Le club ne reçoit pas de subventions municipales. Les cours ont lieu dans une salle d’un gymnase, gracieusement mise à disposition par la mairie. Nous contactons Laurence Arribagé, maire adjointe LR chargée des sports à Toulouse : "Si tout ce que vous me dites était avéré, la ville prendrait ses responsabilités."

”Encore une fois, un gymnase, un terrain de sport n’est pas un lieu pour faire du prosélytisme et encore moins pour faire prévaloir la religion sur la pratique sportive tout simplement.”
— Laurence Arribagé, maire adjointe LR de Toulouse chargée des sports

Replis communautaires, mixité mise à mal, radicalisation. Dans les clubs de sport, un millier de personnes ont été signalées aux services de renseignement pour proximité avec les thèses jihadistes. Notamment en Rhône-Alpes, autour de Paris et dans le sud de la France. Pour quelles raisons la religion s’immisce-t-elle dans le sport ? Les services de l’Etat avancent une explication : "Après le prosélytisme sur internet, puis au travers des associations culturelles, les adeptes du salafisme ont stratégiquement ciblé les salles de sport."

Confrontée à ce phénomène, une région a décidé de réagir. En Ile-de-France, animateurs sportifs, entraîneurs et patrons de club sont formés à détecter les signes de repli communautaire et de radicalisation.
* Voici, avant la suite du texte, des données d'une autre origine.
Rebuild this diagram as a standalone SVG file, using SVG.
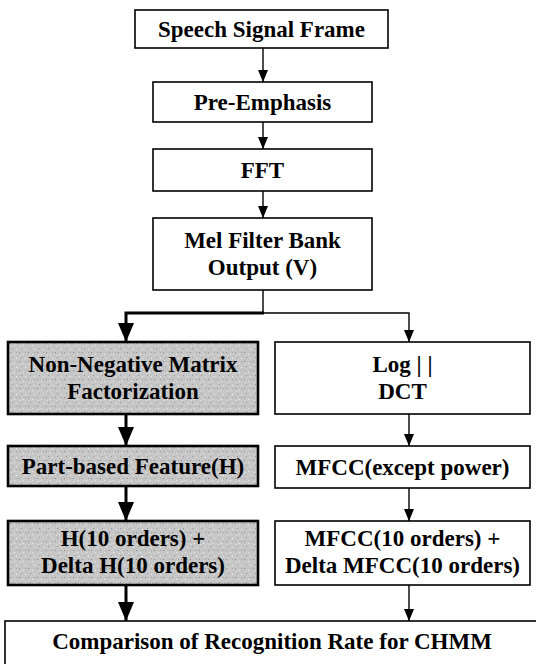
<svg xmlns="http://www.w3.org/2000/svg" width="536" height="664" viewBox="0 0 536 664">
<style>
.box{fill:#fff;stroke:#000;stroke-width:1.6}
.gbox{fill:url(#stip);stroke:#000;stroke-width:2.6}
text{font-family:"Liberation Serif","Times New Roman",serif;font-weight:bold;font-size:23px;fill:#000;text-anchor:middle}
.thin{fill:none;stroke:#000;stroke-width:1.4}
.thick{fill:none;stroke:#000;stroke-width:3}
</style>
<defs>
<pattern id="stip" width="9" height="9" patternUnits="userSpaceOnUse">
<rect width="9" height="9" fill="#c6c6c6"/>
<rect x="1" y="1" width="1" height="1" fill="#8a8a8a"/>
<rect x="5" y="3" width="1" height="1" fill="#eeeeee"/>
<rect x="3" y="6" width="1" height="1" fill="#999"/>
<rect x="7" y="7" width="1" height="1" fill="#f0f0f0"/>
<rect x="7" y="1" width="1" height="1" fill="#a5a5a5"/>
<rect x="2" y="4" width="1" height="1" fill="#e4e4e4"/>
</pattern>
<marker id="aThin" viewBox="0 0 12 10" markerWidth="12" markerHeight="10" refX="12" refY="5" orient="auto" markerUnits="userSpaceOnUse">
<path d="M0,0 L12,5 L0,10 z" fill="#000"/>
</marker>
<marker id="aThick" viewBox="0 0 19 16" markerWidth="19" markerHeight="16" refX="19" refY="8" orient="auto" markerUnits="userSpaceOnUse">
<path d="M0,0 L19,8 L0,16 z" fill="#000"/>
</marker>
</defs>

<g id="connectors">
<path class="thin" d="M263,48 V82" marker-end="url(#aThin)"/>
<path class="thin" d="M263,122 V149" marker-end="url(#aThin)"/>
<path class="thin" d="M263,191 V218" marker-end="url(#aThin)"/>
<path class="thin" d="M263,290 V313 H409 V342" marker-end="url(#aThin)"/>
<path class="thick" d="M264,313 H126 V342" marker-end="url(#aThick)"/>
<path class="thick" d="M126,414 V446" marker-end="url(#aThick)"/>
<path class="thick" d="M126,486 V521" marker-end="url(#aThick)"/>
<path class="thick" d="M126,585 V621" marker-end="url(#aThick)"/>
<path class="thin" d="M409,414 V446" marker-end="url(#aThin)"/>
<path class="thin" d="M409,488 V521" marker-end="url(#aThin)"/>
<path class="thin" d="M409,585 V621" marker-end="url(#aThin)"/>
</g>

<g id="speech">
<rect class="box" x="135" y="10" width="253" height="38"/>
<text x="261.5" y="37">Speech Signal Frame</text>
</g>
<g id="preemphasis">
<rect class="box" x="153" y="82" width="219" height="40"/>
<text x="262.5" y="110">Pre-Emphasis</text>
</g>
<g id="fft">
<rect class="box" x="153" y="149" width="219" height="42"/>
<text x="262.5" y="178">FFT</text>
</g>
<g id="mel">
<rect class="box" x="153" y="218" width="219" height="72"/>
<text x="262.5" y="248">Mel Filter Bank</text>
<text x="262.5" y="275">Output (V)</text>
</g>
<g id="nmf">
<rect class="gbox" x="8" y="342" width="250" height="72"/>
<text x="133" y="372">Non-Negative Matrix</text>
<text x="133" y="399">Factorization</text>
</g>
<g id="logdct">
<rect class="box" x="275" y="342" width="255" height="72"/>
<text x="402.5" y="372">Log | |</text>
<text x="402.5" y="399">DCT</text>
</g>
<g id="partbased">
<rect class="gbox" x="8" y="446" width="250" height="40"/>
<text x="133" y="474">Part-based Feature(H)</text>
</g>
<g id="mfccexcept">
<rect class="box" x="275" y="446" width="255" height="42"/>
<text x="402.5" y="475">MFCC(except power)</text>
</g>
<g id="hdelta">
<rect class="gbox" x="8" y="521" width="250" height="64"/>
<text x="133" y="546">H(10 orders) +</text>
<text x="133" y="573">Delta H(10 orders)</text>
</g>
<g id="mfccdelta">
<rect class="box" x="275" y="521" width="255" height="64"/>
<text x="402.5" y="546">MFCC(10 orders)  +</text>
<text x="402.5" y="573">Delta MFCC(10 orders)</text>
</g>
<g id="comparison">
<rect class="box" x="5" y="621" width="540" height="60"/>
<text x="272" y="649">Comparison of Recognition Rate for CHMM</text>
</g>
</svg>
Patrick Karam, le vice-président LR du Conseil régional, chargé de la jeunesse et des sports, nous explique : "Nous avons des demandes sur des salles de prière effectivement dans les vestiaires ou des salles de prière ad hoc pour le foot, il y a eu également des demandes de modifications des horaires d’entraînement avec la prise en compte du ramadan ou de la prière du vendredi."

”Aujourd’hui, la ligne rouge, ce sont les valeurs de la République.”
— Patrick Karam, vice-président LR de la région Ile-de-France chargé des sports

En région parisienne, cette ligne rouge a été franchie dans un club de judo. Il y a quelques mois, un judoka que nous appellerons Grégory veut devenir professeur, comme en atteste sa convention de formation. Le judo est une discipline aux règles strictes. Au début d’un cours, avant et après chaque prise, le salut est obligatoire. Les combats sont mixtes, mais Grégory refuse de se plier à ces rituels.

Le directeur de la formation, Michel Godard, s’en inquiète. Il convoque Grégory en commission de discipline. Dans son rapport, celle-ci détaille les arguments du judoka. "Il considère que dans sa religion, un homme n’a pas le droit de toucher une femme étrangère." Grégory reste inflexible. La commission décide de l’exclure de la formation pour éviter tout prosélytisme sur le tatami. "On pense qu’il va chercher l’adhésion d’autres, essayer de toucher d’autres personnes pour justement développer son mouvement, sa religion, comme il nous l’a dit. On était inquiets", relate Michel Godard.

Nous avons rendu visite à Grégory, à son domicile. Il n’a pas souhaité nous répondre : "J’ai rien à dire. Que chacun fasse ce qu’il a à faire, moi je continue à être ce que je suis."

Contactée, la ministre des Sports, Laura Flessel, nous renvoie au nouveau plan anti-radicalisation du Premier ministre : les cadres techniques des fédérations sportives et les éducateurs seront formés pour détecter les signes de radicalisation et les signaler aux préfets."